Embora a prescrição de remédios do chamado kit covid tenha o aval do Conselho Federal de Medicina (CFM), que defende o argumento da autonomia médica, os profissionais podem ser punidos se divulgarem as drogas como garantia de cura ou se o tratamento causar efeitos colaterais aos pacientes.
Ao menos quatro conselhos regionais de Medicina (CRMs) já investigam casos do tipo, segundo levantamento feito pelo Estadão com os 27 conselhos, que são os órgãos responsáveis por fiscalizar o exercício da profissão nos Estados.
Três deles informaram o número total de sindicâncias abertas. São Paulo investiga 25 casos. No Rio Grande do Sul, são dez registros. Na Bahia, outras oito. Ao menos em dois casos (em São Paulo e na Bahia), os médicos investigados já sofreram uma interdição cautelar - ou seja, tiveram a licença para exercer a medicina suspensa temporariamente.
No Rio Grande do Sul, quatro dos casos investigados tornaram-se públicos: dois referem-se a médicos que usaram a nebulização com cloroquina. Os episódios ocorreram nos municípios de Camaquã e Alecrim.
Um terceiro caso é de um profissional de São Gabriel que divulgou vídeo no qual apresentava a droga flutamida, normalmente receitada para o tratamento do câncer de próstata, como cura da covid. O quarto procedimento também investiga um médico que vem publicando em suas redes sociais supostos protocolos de "tratamento precoce".

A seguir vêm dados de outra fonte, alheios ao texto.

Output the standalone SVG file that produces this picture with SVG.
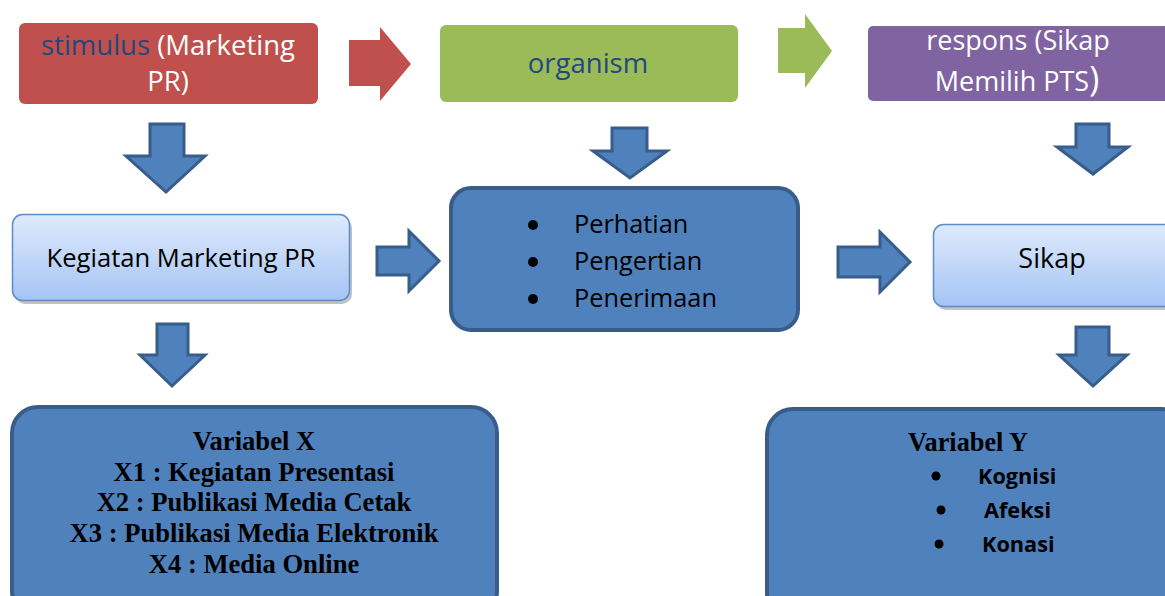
<svg xmlns="http://www.w3.org/2000/svg" width="1165" height="596" viewBox="0 0 1165 596">
<defs>
<linearGradient id="lg" x1="0" y1="0" x2="0" y2="1">
<stop offset="0" stop-color="#DEEAFC"/>
<stop offset="1" stop-color="#A5C4F4"/>
</linearGradient>
</defs>
<style>
.sans{font-family:"Open Sans","Noto Sans","Liberation Sans",sans-serif;}
.serif{font-family:"Liberation Serif","Times New Roman",serif;font-weight:bold;}
.blue{fill:#4F81BD;stroke:#385D8A;stroke-width:3;stroke-linejoin:miter;}
.bigbox{fill:#4F81BD;stroke:#385D8A;stroke-width:4;}
.light{fill:url(#lg);stroke:#5B8BCB;stroke-width:1.5;}
.shadow{fill:#9a9a9a;opacity:0.6;}
.w{fill:#ffffff;}
.dk{fill:#1F497D;}
.k{fill:#000000;}
</style>
<rect width="1165" height="596" fill="#ffffff"/>
<g id="connectors">
<polygon points="349,40 380,40 380,27 411,64 380,101 380,86 349,86" fill="#C0504D"/>
<polygon points="778,28 805,28 805,14 832,51 805,88 805,73 778,73" fill="#9BBB59"/>
<polygon class="blue" points="150,124 184,124 184,156 205,156 166,192 126,156 150,156"/>
<polygon class="blue" points="612,128 647,128 647,151 667,151 630,178 593,151 612,151"/>
<polygon class="blue" points="1076,124 1109,124 1109,147 1128,147 1093,174 1057,147 1076,147"/>
<polygon class="blue" points="157,324 188,324 188,355 205,355 172,386 140,355 157,355"/>
<polygon class="blue" points="1076,327 1109,327 1109,355 1127,355 1093,386 1059,355 1076,355"/>
<polygon class="blue" points="377,247 409,247 409,231 439,261 409,291 409,275 377,275"/>
<polygon class="blue" points="838,247 880,247 880,232 910,262 880,292 880,277 838,277"/>
</g>
<g id="stimulus">
<rect x="19" y="23" width="299" height="81" rx="6" fill="#C0504D"/>
<text class="sans" font-size="27.5" text-anchor="middle" x="168" y="55"><tspan class="dk">stimulus</tspan><tspan class="w"> (Marketing</tspan></text>
<text class="sans w" font-size="27.5" text-anchor="middle" x="168" y="91">PR)</text>
</g>
<g id="organism">
<rect x="440" y="25" width="298" height="77" rx="6" fill="#9BBB59"/>
<text class="sans dk" font-size="27.5" text-anchor="middle" x="588" y="73">organism</text>
</g>
<g id="respons">
<rect x="868" y="26" width="305" height="75" rx="5" fill="#8064A2"/>
<text class="sans w" font-size="27" text-anchor="middle" x="1018" y="50">respons (Sikap</text>
<text class="sans w" font-size="27" text-anchor="middle" x="1017" y="91">Memilih PTS<tspan font-size="34">)</tspan></text>
</g>
<g id="kegiatan">
<rect class="shadow" x="15" y="218" width="337" height="86" rx="10"/>
<rect class="light" x="12.5" y="214.5" width="337" height="86" rx="10"/>
<text class="sans k" font-size="25.6" text-anchor="middle" x="181" y="267">Kegiatan Marketing PR</text>
</g>
<g id="organism-list">
<rect class="bigbox" x="451" y="188" width="347" height="142" rx="20"/>
<circle cx="533" cy="225" r="5" class="k"/>
<circle cx="533" cy="262" r="5" class="k"/>
<circle cx="533" cy="299" r="5" class="k"/>
<text class="sans k" font-size="25.3" x="574" y="233">Perhatian</text>
<text class="sans k" font-size="25.3" x="574" y="270">Pengertian</text>
<text class="sans k" font-size="25.3" x="574" y="307">Penerimaan</text>
</g>
<g id="sikap">
<rect class="shadow" x="936" y="228" width="240" height="82" rx="10"/>
<rect class="light" x="933.5" y="224.5" width="240" height="82" rx="10"/>
<text class="sans k" font-size="27" text-anchor="middle" x="1052" y="268">Sikap</text>
</g>
<g id="variabel-x">
<rect class="bigbox" x="12" y="407" width="485" height="210" rx="26"/>
<text class="serif k" font-size="26.6" text-anchor="middle" x="254" y="450">Variabel X</text>
<text class="serif k" font-size="26.6" text-anchor="middle" x="254" y="481">X1 : Kegiatan Presentasi</text>
<text class="serif k" font-size="26.6" text-anchor="middle" x="254" y="511">X2 : Publikasi Media Cetak</text>
<text class="serif k" font-size="26.6" text-anchor="middle" x="254" y="542">X3 : Publikasi Media Elektronik</text>
<text class="serif k" font-size="26.6" text-anchor="middle" x="254" y="573">X4 : Media Online</text>
</g>
<g id="variabel-y">
<rect class="bigbox" x="767" y="409" width="420" height="210" rx="26"/>
<text class="serif k" font-size="26.3" text-anchor="middle" x="968" y="451">Variabel Y</text>
<circle cx="936" cy="476" r="4.5" class="k"/>
<circle cx="941" cy="510" r="4.5" class="k"/>
<circle cx="939" cy="544" r="4.5" class="k"/>
<text class="sans k" font-size="21.7" font-weight="bold" x="978" y="484">Kognisi</text>
<text class="sans k" font-size="21.7" font-weight="bold" x="984" y="518">Afeksi</text>
<text class="sans k" font-size="21.7" font-weight="bold" x="982" y="552">Konasi</text>
</g>
</svg>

O conselho do Paraná também afirmou apurar possíveis irregularidades na indicação de falsos tratamentos, mas não informou o número total de procedimentos instaurados até agora. O órgão disse que não há sindicâncias abertas de casos em que o tratamento prescrito tenha causado danos, mas que apura possíveis infrações na publicidade médica de terapias para a covid. Outros cinco CRMs (Alagoas, Espírito Santo, Goiás, Rio de Janeiro e Tocantins) disseram não ter nenhuma sindicância aberta sobre o tema. Os demais conselhos não responderam.
O número de possíveis infrações cometidas pode ser ainda maior uma vez que, entre os médicos adeptos do chamado "tratamento precoce", há inúmeras postagens apresentando a terapia como cura garantida - o que é vetado pelo CFM.

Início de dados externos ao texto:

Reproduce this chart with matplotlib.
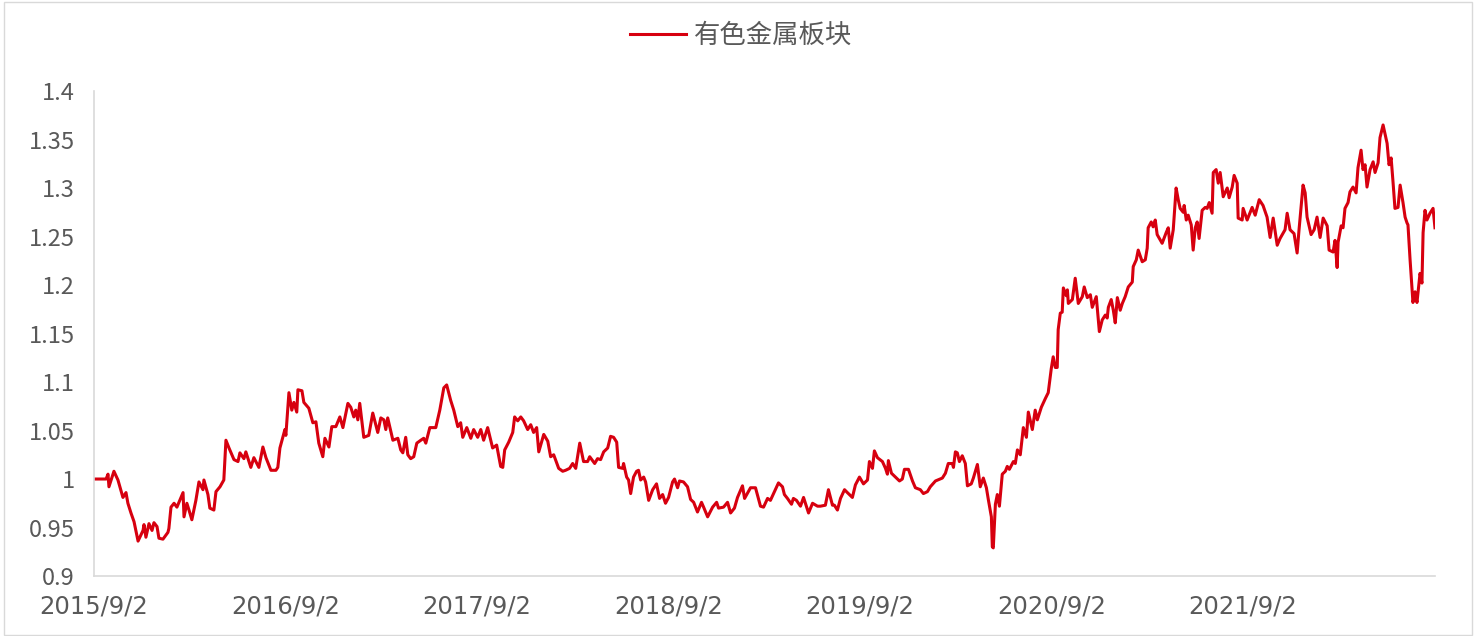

Segundo Edoardo Vattimo, coordenador de Comunicação do Conselho Regional de Medicina paulista, a maioria das sindicâncias abertas por ele tem como alvo médicos que fizeram propagandas indevidas do suposto tratamento precoce contra a covid. "A prescrição desses remédios não leva a sindicância porque o parecer do CFM diz que isso é permitido. O que a gente investiga são situações em que são feitas promessas de resultados, garantia de cura, sensacionalismo", explica ele.
Há também casos mais raros como o de uma médica que foi proibida temporariamente de exercer a Medicina por estar prescrevendo um suposto soro que curava a covid. A interdição dura até que o caso seja investigado e julgado pelo conselho.
Vattimo explica que a fase de sindicância é o período de investigação preliminar e de coleta dos depoimentos de todas as partes envolvidas. Só depois dessa apuração é que o conselho decide se arquiva a denúncia ou se a transforma em um processo ético disciplinar, que pode levar a punições. Essas podem variar de uma advertência à cassação do registro do médico.